(DEPRECATED) Apache Flink User Mailing List archive.

Spread Kafka sink tasks over different nodes

Posted by Dongwon Kim-2 on
URL: http://deprecated-apache-flink-user-mailing-list-archive.369.s1.nabble.com/Spread-Kafka-sink-tasks-over-different-nodes-tp18652.html

Hi,

We have a standalone cluster where 1 JM and 7 TMs are running on 8 servers.

We have total 224 cores (as each TM has 32 slots) and we want to use all slots for a single streaming job.

The single job roughly consists of the following three types of tasks:

- Kafka source tasks (Parallelism : 7 as the number of partitions in the input topic is 7)

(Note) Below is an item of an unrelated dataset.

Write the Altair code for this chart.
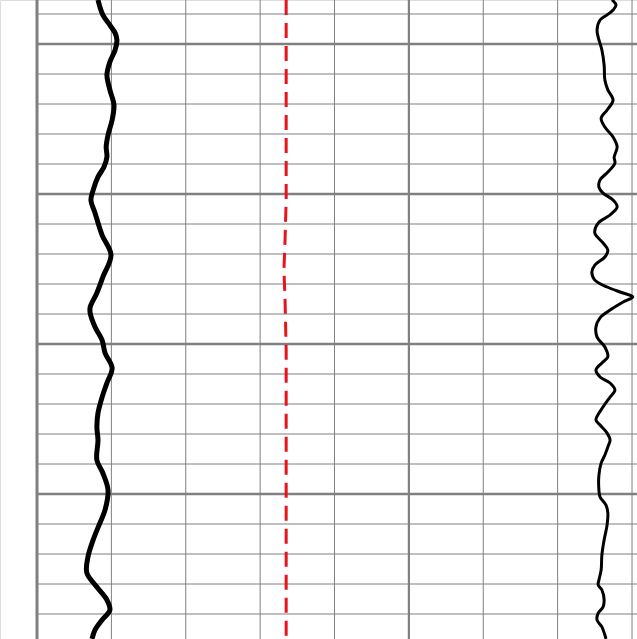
import altair as alt
import pandas as pd

# Track scale: value units (grid every 20), depth units (grid every 10)
x_ticks = [0, 20, 40, 60, 80, 100, 120, 140, 160]
x_thick = [100]
x_edge = [0]
depth_ticks = [990, 1000, 1010, 1020, 1030, 1040, 1050, 1060, 1070, 1080, 1090,
               1100, 1110, 1120, 1130, 1140, 1150, 1160, 1170, 1180, 1190]
depth_thick = [1000, 1050, 1100, 1150]

# Curve 1 (thick black, left)
c1_depth = [985.3, 990.3, 993.7, 996.3, 998.7, 1002.0, 1006.0, 1010.3, 1015.3, 1020.3,
            1025.3, 1030.3, 1034.3, 1037.7, 1041.0, 1044.3, 1048.7, 1052.0, 1056.3, 1063.7,
            1070.3, 1077.7, 1083.0, 1087.7, 1089.7, 1094.3, 1098.7, 1103.0, 1108.0, 1113.0,
            1117.7, 1123.0, 1127.7, 1132.0, 1138.7, 1143.0, 1148.7, 1155.3, 1159.7, 1165.3,
            1171.0, 1176.3, 1181.0, 1185.3, 1188.7, 1192.0, 1195.3, 1198.3]
c1_value = [16.4, 17.7, 19.6, 21.0, 21.5, 21.0, 19.6, 18.8, 19.6, 20.7,
            20.2, 19.1, 18.6, 18.8, 18.0, 16.4, 15.1, 14.5, 15.6, 17.5,
            19.9, 17.7, 16.1, 14.3, 14.3, 15.6, 17.5, 18.3, 20.2, 18.8,
            17.5, 16.4, 16.1, 16.4, 16.1, 17.7, 19.1, 18.3, 16.9, 15.1,
            13.7, 13.4, 16.1, 18.8, 19.6, 17.5, 15.6, 14.8]

# Curve 2 (thin black, right)
c2_depth = [985.3, 987.0, 988.7, 990.3, 992.0, 995.3, 997.7, 1002.0, 1007.0, 1012.0,
            1015.3, 1018.7, 1022.0, 1024.7, 1027.7, 1031.0, 1034.3, 1037.7, 1039.7, 1042.7,
            1045.3, 1047.7, 1049.7, 1052.0, 1054.3, 1057.0, 1059.7, 1063.0, 1066.3, 1068.7,
            1071.0, 1073.7, 1076.0, 1078.7, 1081.0, 1083.0, 1084.3, 1086.0, 1088.7, 1091.3,
            1094.3, 1097.7, 1101.0, 1104.3, 1106.3, 1108.7, 1111.0, 1113.0, 1115.3, 1117.7,
            1121.0, 1125.3, 1127.0, 1129.7, 1132.0, 1134.3, 1137.0, 1139.7, 1143.7, 1148.7,
            1151.0, 1153.7, 1156.3, 1160.3, 1165.3, 1170.3, 1175.3, 1178.7, 1180.3, 1182.0,
            1185.3, 1187.7, 1189.7, 1192.0, 1194.3, 1197.0, 1198.3]
c2_value = [154.6, 155.7, 154.9, 153.3, 151.4, 150.6, 150.9, 151.9, 152.5, 152.7,
            153.5, 154.9, 153.3, 151.7, 152.7, 154.9, 156.0, 155.2, 155.4, 153.5,
            151.4, 151.1, 152.2, 154.9, 156.0, 154.1, 150.9, 150.0, 152.2, 153.5,
            152.7, 150.0, 149.2, 150.0, 153.3, 157.6, 160.2, 157.6, 154.1, 151.4,
            150.3, 150.6, 152.7, 153.5, 151.9, 150.3, 151.4, 154.1, 155.4, 154.1,
            152.2, 150.3, 151.4, 153.3, 154.1, 153.5, 152.7, 151.7, 151.1, 151.1,
            151.4, 153.0, 153.5, 153.3, 152.5, 151.9, 151.7, 151.1, 150.9, 151.9,
            152.5, 152.2, 150.9, 150.6, 151.9, 152.7, 153.0]

# Red dashed reference curve
c3_depth = [985.3, 1035.3, 1052.0, 1065.3, 1075.3, 1085.3, 1102.0, 1198.3]
c3_value = [67.0, 67.0, 67.0, 66.7, 66.4, 66.7, 67.0, 67.0]

X_DOMAIN = [-9.95, 161.34]
Y_DOMAIN = [985.333, 1198.333]
GRID = "#808080"

xs = alt.Scale(domain=X_DOMAIN, nice=False, zero=False)
ys = alt.Scale(domain=Y_DOMAIN, nice=False, zero=False, reverse=True)

vthin = pd.DataFrame({"v": [v for v in x_ticks if v not in x_thick + x_edge]})
vthick = pd.DataFrame({"v": x_thick})
vedge = pd.DataFrame({"v": x_edge})
hthin = pd.DataFrame({"d": [d for d in depth_ticks if d not in depth_thick],
                      "x0": x_ticks[0], "x1": X_DOMAIN[1]})
hthick = pd.DataFrame({"d": depth_thick, "x0": x_ticks[0], "x1": X_DOMAIN[1]})

def vrule(df, w):
    return alt.Chart(df).mark_rule(color=GRID, strokeWidth=w).encode(
        x=alt.X("v:Q", scale=xs, axis=None))

def hrule(df, w):
    return alt.Chart(df).mark_rule(color=GRID, strokeWidth=w).encode(
        y=alt.Y("d:Q", scale=ys, axis=None),
        x=alt.X("x0:Q", scale=xs, axis=None), x2="x1:Q")

df1 = pd.DataFrame({"depth": c1_depth, "value": c1_value})
df2 = pd.DataFrame({"depth": c2_depth, "value": c2_value})
df3 = pd.DataFrame({"depth": c3_depth, "value": c3_value})

def curve(df, **mark):
    return alt.Chart(df).mark_line(clip=True, **mark).encode(
        x=alt.X("value:Q", scale=xs, axis=None),
        y=alt.Y("depth:Q", scale=ys, axis=None),
        order=alt.Order("depth:Q"),
    )

line1 = curve(df1, color="#000000", strokeWidth=5, interpolate="catmull-rom")
line2 = curve(df2, color="#000000", strokeWidth=3, interpolate="catmull-rom")
line3 = curve(df3, color="#e8141c", strokeWidth=3, strokeDash=[15, 8], interpolate="linear")

chart = alt.layer(
    hrule(hthin, 1), vrule(vthin, 1), hrule(hthick, 2.5), vrule(vthick, 2.2),
    vrule(vedge, 3), line3, line2, line1
).properties(
    width=637, height=639, padding=0, autosize=alt.AutoSizeParams(type="none")
).configure_view(stroke=None).configure(background="white")

chart.save("out.html", embed_options={"renderer": "svg", "actions": False})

- Session window tasks (Parallelism : 224)

- Kafka sink tasks (Parallelism : 7 as the number of partitions in the output topic is 7)

We want 7 sources and 7 sinks to be evenly scheduled over different nodes.

Source tasks are scheduled as wanted (see "1 source.png").

However, sink tasks are scheduled on a single node (see "2 sink.png").

As we use the whole standalone only for a single job, this scheduling behavior causes the output of all the 224 session window tasks to be sent to a single physical machine.

Is it because locality is only considered in Kafka source?

I also check that different partitions are taken care by different brokers for both of the input topic and the output topic in Kafka.

Do I miss something in order to spread Kafka sink tasks over different nodes?

Best,

- Dongwon